* **What to do**
Every line from the one holding "What matplotlib code" through the one holding "ax.text(xi, u +" should be returned exactly, both included; the pictures should not.

* **Records provided**

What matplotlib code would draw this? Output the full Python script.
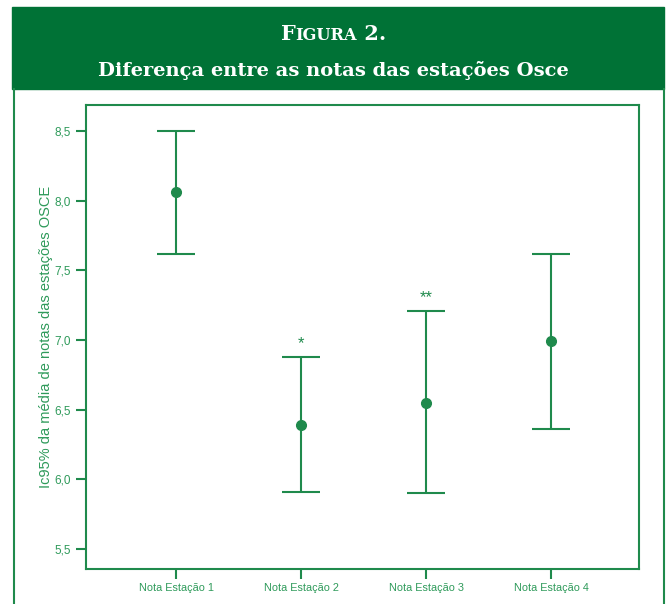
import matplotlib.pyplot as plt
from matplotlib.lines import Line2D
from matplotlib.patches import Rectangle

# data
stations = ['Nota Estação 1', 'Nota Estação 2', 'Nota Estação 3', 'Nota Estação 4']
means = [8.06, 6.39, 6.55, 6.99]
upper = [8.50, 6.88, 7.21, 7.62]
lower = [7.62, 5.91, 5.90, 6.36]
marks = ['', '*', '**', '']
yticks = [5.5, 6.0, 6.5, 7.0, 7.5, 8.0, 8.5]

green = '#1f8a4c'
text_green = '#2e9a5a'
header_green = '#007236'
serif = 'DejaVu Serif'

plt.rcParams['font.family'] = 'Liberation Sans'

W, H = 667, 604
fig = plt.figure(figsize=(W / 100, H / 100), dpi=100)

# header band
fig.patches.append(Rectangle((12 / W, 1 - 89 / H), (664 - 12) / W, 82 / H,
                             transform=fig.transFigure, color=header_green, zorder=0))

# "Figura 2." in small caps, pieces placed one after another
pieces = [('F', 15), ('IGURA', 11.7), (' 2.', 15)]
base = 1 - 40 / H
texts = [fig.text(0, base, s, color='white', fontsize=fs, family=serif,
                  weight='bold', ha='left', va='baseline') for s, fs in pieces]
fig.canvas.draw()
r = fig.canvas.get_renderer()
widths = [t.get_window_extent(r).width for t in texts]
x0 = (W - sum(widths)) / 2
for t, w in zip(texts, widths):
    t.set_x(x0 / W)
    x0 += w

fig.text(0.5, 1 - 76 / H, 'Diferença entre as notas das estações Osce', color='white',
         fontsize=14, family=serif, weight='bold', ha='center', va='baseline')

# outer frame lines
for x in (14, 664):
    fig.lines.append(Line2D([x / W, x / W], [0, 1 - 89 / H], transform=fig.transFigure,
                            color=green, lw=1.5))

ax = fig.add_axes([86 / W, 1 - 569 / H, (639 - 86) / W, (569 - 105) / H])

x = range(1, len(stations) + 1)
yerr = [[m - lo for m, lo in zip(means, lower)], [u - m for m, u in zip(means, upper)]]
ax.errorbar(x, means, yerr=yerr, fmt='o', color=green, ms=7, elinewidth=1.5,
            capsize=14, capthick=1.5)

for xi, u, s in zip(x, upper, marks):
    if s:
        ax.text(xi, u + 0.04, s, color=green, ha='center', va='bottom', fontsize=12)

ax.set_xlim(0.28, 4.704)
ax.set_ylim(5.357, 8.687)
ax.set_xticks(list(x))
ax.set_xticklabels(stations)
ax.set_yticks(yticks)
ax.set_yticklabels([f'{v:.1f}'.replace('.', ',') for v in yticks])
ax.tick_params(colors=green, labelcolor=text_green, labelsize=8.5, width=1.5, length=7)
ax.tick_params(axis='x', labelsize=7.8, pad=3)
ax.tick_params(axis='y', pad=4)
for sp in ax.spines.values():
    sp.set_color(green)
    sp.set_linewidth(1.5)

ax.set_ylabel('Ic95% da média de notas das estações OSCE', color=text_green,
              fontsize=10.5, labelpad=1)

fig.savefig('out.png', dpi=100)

==

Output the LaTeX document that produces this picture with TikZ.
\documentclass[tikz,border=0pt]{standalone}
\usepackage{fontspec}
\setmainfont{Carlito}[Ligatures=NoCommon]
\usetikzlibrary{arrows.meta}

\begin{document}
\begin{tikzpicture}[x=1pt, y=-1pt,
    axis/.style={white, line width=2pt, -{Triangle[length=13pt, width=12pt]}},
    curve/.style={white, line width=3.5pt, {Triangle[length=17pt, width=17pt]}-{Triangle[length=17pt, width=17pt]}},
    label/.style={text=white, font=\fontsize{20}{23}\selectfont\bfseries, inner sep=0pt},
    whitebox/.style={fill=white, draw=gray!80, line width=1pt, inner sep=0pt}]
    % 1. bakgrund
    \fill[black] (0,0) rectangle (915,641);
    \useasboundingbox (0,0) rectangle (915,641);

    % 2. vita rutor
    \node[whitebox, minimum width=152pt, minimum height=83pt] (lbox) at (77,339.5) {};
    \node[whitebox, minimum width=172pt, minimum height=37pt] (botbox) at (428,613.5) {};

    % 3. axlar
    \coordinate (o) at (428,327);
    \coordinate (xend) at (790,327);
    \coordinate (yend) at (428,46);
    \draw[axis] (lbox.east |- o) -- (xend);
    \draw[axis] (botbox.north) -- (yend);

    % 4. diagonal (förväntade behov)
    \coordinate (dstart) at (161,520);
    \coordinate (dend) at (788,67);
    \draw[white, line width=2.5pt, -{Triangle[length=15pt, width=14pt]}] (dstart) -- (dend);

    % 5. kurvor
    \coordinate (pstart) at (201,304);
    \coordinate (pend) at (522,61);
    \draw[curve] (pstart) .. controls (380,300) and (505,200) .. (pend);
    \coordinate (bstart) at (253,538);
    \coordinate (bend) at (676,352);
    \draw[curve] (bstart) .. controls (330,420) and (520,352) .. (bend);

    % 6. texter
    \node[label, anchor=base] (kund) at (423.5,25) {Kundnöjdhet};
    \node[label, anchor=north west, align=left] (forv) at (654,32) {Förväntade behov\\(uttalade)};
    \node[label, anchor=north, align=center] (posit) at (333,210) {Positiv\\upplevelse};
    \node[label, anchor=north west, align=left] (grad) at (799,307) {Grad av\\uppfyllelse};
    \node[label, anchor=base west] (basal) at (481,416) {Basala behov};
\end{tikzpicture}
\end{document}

* **Response for this exercise**
What matplotlib code would draw this? Output the full Python script.
import matplotlib.pyplot as plt
from matplotlib.lines import Line2D
from matplotlib.patches import Rectangle

# data
stations = ['Nota Estação 1', 'Nota Estação 2', 'Nota Estação 3', 'Nota Estação 4']
means = [8.06, 6.39, 6.55, 6.99]
upper = [8.50, 6.88, 7.21, 7.62]
lower = [7.62, 5.91, 5.90, 6.36]
marks = ['', '*', '**', '']
yticks = [5.5, 6.0, 6.5, 7.0, 7.5, 8.0, 8.5]

green = '#1f8a4c'
text_green = '#2e9a5a'
header_green = '#007236'
serif = 'DejaVu Serif'

plt.rcParams['font.family'] = 'Liberation Sans'

W, H = 667, 604
fig = plt.figure(figsize=(W / 100, H / 100), dpi=100)

# header band
fig.patches.append(Rectangle((12 / W, 1 - 89 / H), (664 - 12) / W, 82 / H,
                             transform=fig.transFigure, color=header_green, zorder=0))

# "Figura 2." in small caps, pieces placed one after another
pieces = [('F', 15), ('IGURA', 11.7), (' 2.', 15)]
base = 1 - 40 / H
texts = [fig.text(0, base, s, color='white', fontsize=fs, family=serif,
                  weight='bold', ha='left', va='baseline') for s, fs in pieces]
fig.canvas.draw()
r = fig.canvas.get_renderer()
widths = [t.get_window_extent(r).width for t in texts]
x0 = (W - sum(widths)) / 2
for t, w in zip(texts, widths):
    t.set_x(x0 / W)
    x0 += w

fig.text(0.5, 1 - 76 / H, 'Diferença entre as notas das estações Osce', color='white',
         fontsize=14, family=serif, weight='bold', ha='center', va='baseline')

# outer frame lines
for x in (14, 664):
    fig.lines.append(Line2D([x / W, x / W], [0, 1 - 89 / H], transform=fig.transFigure,
                            color=green, lw=1.5))

ax = fig.add_axes([86 / W, 1 - 569 / H, (639 - 86) / W, (569 - 105) / H])

x = range(1, len(stations) + 1)
yerr = [[m - lo for m, lo in zip(means, lower)], [u - m for m, u in zip(means, upper)]]
ax.errorbar(x, means, yerr=yerr, fmt='o', color=green, ms=7, elinewidth=1.5,
            capsize=14, capthick=1.5)

for xi, u, s in zip(x, upper, marks):
    if s:
        ax.text(xi, u + 0.04, s, color=green, ha='center', va='bottom', fontsize=12)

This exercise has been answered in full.